After doing freelance work for government and conservation groups for 35 years, Mr. Jenkins joined the staff of the Wildlife Conservation Society's Adirondack program in 2005. He lives south of the Adirondacks, in White Creek, where his 160-year-old farmhouse is heated by a wood stove and powered by solar panels. He recently bought a Prius.

During his climate presentations, Mr. Jenkins tries to end on an upbeat note. He caps his alarming assessment — illustrated with charts and maps and landing like a punch to the solar plexus — with a prescription for personal change. His book on Adirondack climate, published last year by Cornell University Press, lays out strategies for residents, business owners and local officials.

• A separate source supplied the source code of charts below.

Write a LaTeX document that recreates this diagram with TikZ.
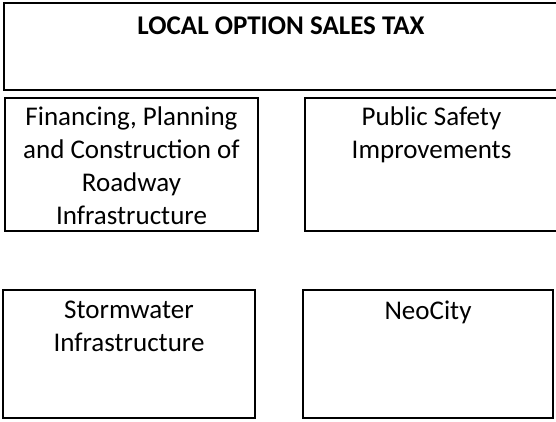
\documentclass[tikz,border=0pt]{standalone}
\usepackage{fontspec}
\setmainfont{Carlito}
\usetikzlibrary{positioning}

\begin{document}
\begin{tikzpicture}[
    x=0.5pt, y=-0.5pt,
    box/.style={rectangle, draw, line width=1pt, inner sep=0pt},
    boxtext/.style={align=center, font=\fontsize{13.5}{16.5}\selectfont, inner sep=0pt},
    titletext/.style={boxtext, font=\fontsize{13.5}{16.5}\selectfont\bfseries},
]
\useasboundingbox (0,0) rectangle (556,422);
\clip (0,0) rectangle (556,422);

% ── Top: the tax ────────────────────────────────────────────────
\node[box, minimum width=277pt, minimum height=43.5pt] (tax) at (281,46.5) {};
\node[titletext, below=7pt of tax.north] (taxtext) {LOCAL OPTION SALES TAX};

% ── Middle row ──────────────────────────────────────────────────
\node[box, minimum width=126.5pt, minimum height=66.5pt] (road)   at (131.5,164.5) {};
\node[box, minimum width=126.5pt, minimum height=66.5pt] (safety) at (431.5,164.5) {};
\node[boxtext, below=4.5pt of road.north]   (roadtext)   {Financing, Planning\\and Construction of\\Roadway\\Infrastructure};
\node[boxtext, below=4.5pt of safety.north] (safetytext) {Public Safety\\Improvements};

% ── Bottom row ──────────────────────────────────────────────────
\node[box, minimum width=126pt, minimum height=64pt] (storm) at (129,354) {};
\node[box, minimum width=125pt, minimum height=64pt] (neo)   at (428,354) {};
\node[boxtext, below=6pt of storm.north] (stormtext) {Stormwater\\Infrastructure};
\node[boxtext, below=6pt of neo.north]   (neotext)   {NeoCity};

\end{tikzpicture}
\end{document}
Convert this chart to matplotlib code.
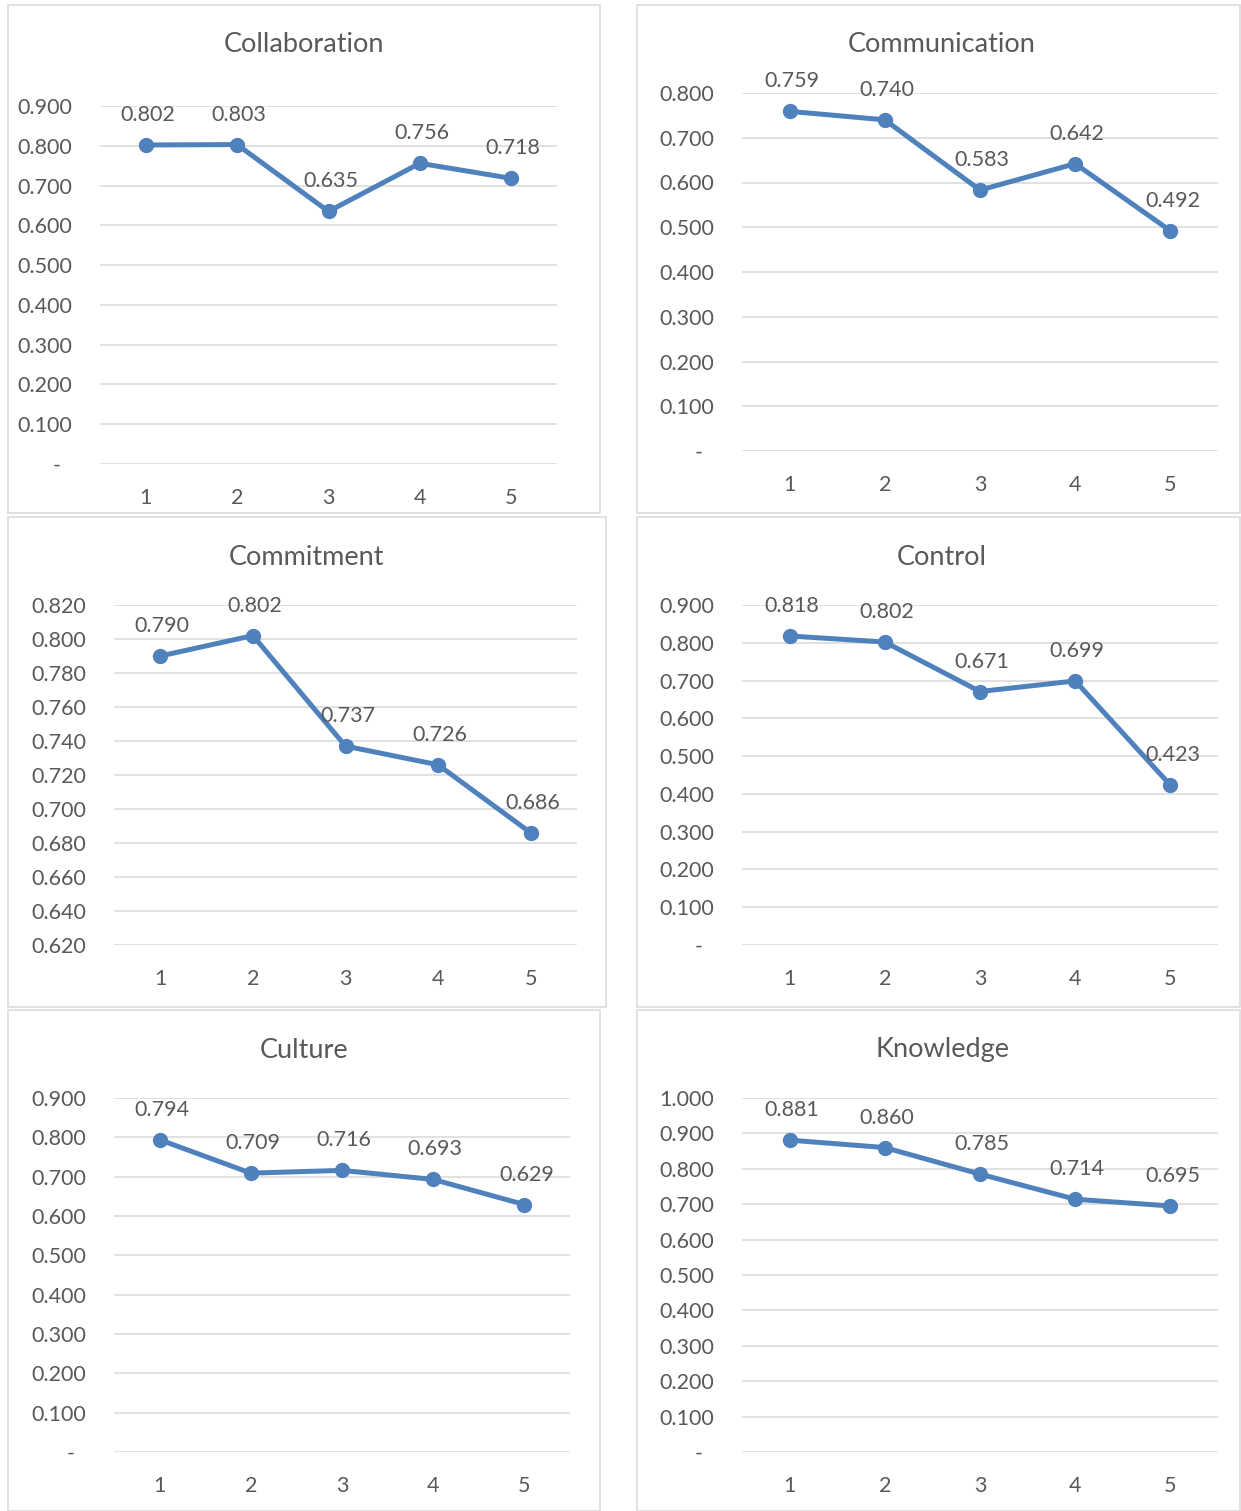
import matplotlib
matplotlib.use("Agg")
import matplotlib.pyplot as plt
import matplotlib.transforms as mtrans
from matplotlib.patches import Rectangle
import numpy as np

plt.rcParams['font.family'] = ['Lato', 'DejaVu Sans']

# data
periods = [1, 2, 3, 4, 5]
titles = ["Collaboration", "Communication", "Commitment", "Control", "Culture", "Knowledge"]
collaboration = [0.802, 0.803, 0.635, 0.756, 0.718]
communication = [0.759, 0.740, 0.583, 0.642, 0.492]
commitment = [0.790, 0.802, 0.737, 0.726, 0.686]
control = [0.818, 0.802, 0.671, 0.699, 0.423]
culture = [0.794, 0.709, 0.716, 0.693, 0.629]
knowledge = [0.881, 0.860, 0.785, 0.714, 0.695]
series = [collaboration, communication, commitment, control, culture, knowledge]
y_ranges = [(0.0, 0.9, 0.1), (0.0, 0.8, 0.1), (0.62, 0.82, 0.02),
            (0.0, 0.9, 0.1), (0.0, 0.9, 0.1), (0.0, 1.0, 0.1)]

# layout in pixels
W, H = 1241, 1511
panels = [(8, 600, 5, 513), (637, 1240, 5, 513), (8, 606, 517, 1007),
          (637, 1240, 517, 1007), (8, 600, 1010, 1511), (637, 1240, 1010, 1511)]
plot_boxes = [(100, 557, 106, 464), (742, 1218, 93, 451), (114, 577, 605, 945),
              (742, 1218, 605, 945), (114, 570, 1098, 1452), (742, 1218, 1098, 1452)]
title_pos = [(304, 44), (942, 44), (307, 557), (942, 557), (304, 1050), (942, 1050)]

LINE = '#4F81BD'
GRID = '#D9D9D9'
TEXT = '#595959'

fig = plt.figure(figsize=(W / 100, H / 100), dpi=100)

for i in range(6):
    px0, px1, py0, py1 = panels[i]
    fig.patches.append(Rectangle((px0 / W, 1 - py1 / H), (px1 - px0) / W, (py1 - py0) / H,
                                 transform=fig.transFigure, fill=False,
                                 edgecolor=GRID, lw=1.1, zorder=0))
    tx, ty = title_pos[i]
    fig.text(tx / W, 1 - ty / H, titles[i], ha='center', va='center',
             fontsize=19.5, color=TEXT)

    x0, x1, yt, yb = plot_boxes[i]
    ax = fig.add_axes([x0 / W, 1 - yb / H, (x1 - x0) / W, (yb - yt) / H])
    lo, hi, step = y_ranges[i]
    ticks = np.round(np.arange(lo, hi + step / 2, step), 3)
    labels = ['-' if abs(t) < 1e-9 else f'{t:.3f}' for t in ticks]
    ax.set_ylim(lo, hi)
    ax.set_xlim(0.5, 5.5)
    ax.set_yticks(ticks, labels=labels)
    ax.set_xticks(periods, labels=[str(p) for p in periods])
    ax.grid(axis='y', color=GRID, lw=1.1)
    ax.set_axisbelow(True)
    for s in ax.spines.values():
        s.set_visible(False)
    ax.tick_params(axis='y', length=0, pad=20, labelsize=15.5, labelcolor=TEXT)
    ax.tick_params(axis='x', length=0, pad=17, labelsize=15.5, labelcolor=TEXT)
    for lab in ax.get_yticklabels():
        if lab.get_text() == '-':
            lab.set_transform(lab.get_transform() +
                              mtrans.ScaledTranslation(-0.12, 0, fig.dpi_scale_trans))

    vals = series[i]
    ax.plot(periods, vals, color=LINE, lw=3.6, marker='o', ms=10, clip_on=False, zorder=3)
    for p, v in zip(periods, vals):
        ax.annotate(f'{v:.3f}', (p, v), xytext=(2, 30), textcoords='offset pixels',
                    ha='center', va='center', fontsize=15.5, color=TEXT)

fig.savefig('out.png', dpi=100)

He recently spoke at a youth climate summit at the Wild Center in Tupper Lake. Despite the audience's consumerist tendencies, he preached thrift.        "Thrift means not buying stuff, turning down the heat, not making five trips to town a week," he said. "The easy things help pay for the hard things, like solar panels and hybrid cars."

In his private moments, however, Mr. Jenkins admits to pondering this time in history with an existential foreboding. And he speaks of the Adirondack landscape with a certain wistfulness, waxing lyrical about conifers and sedges, long vistas and light on water, "peacefulness and oldness." Then he goes back to work.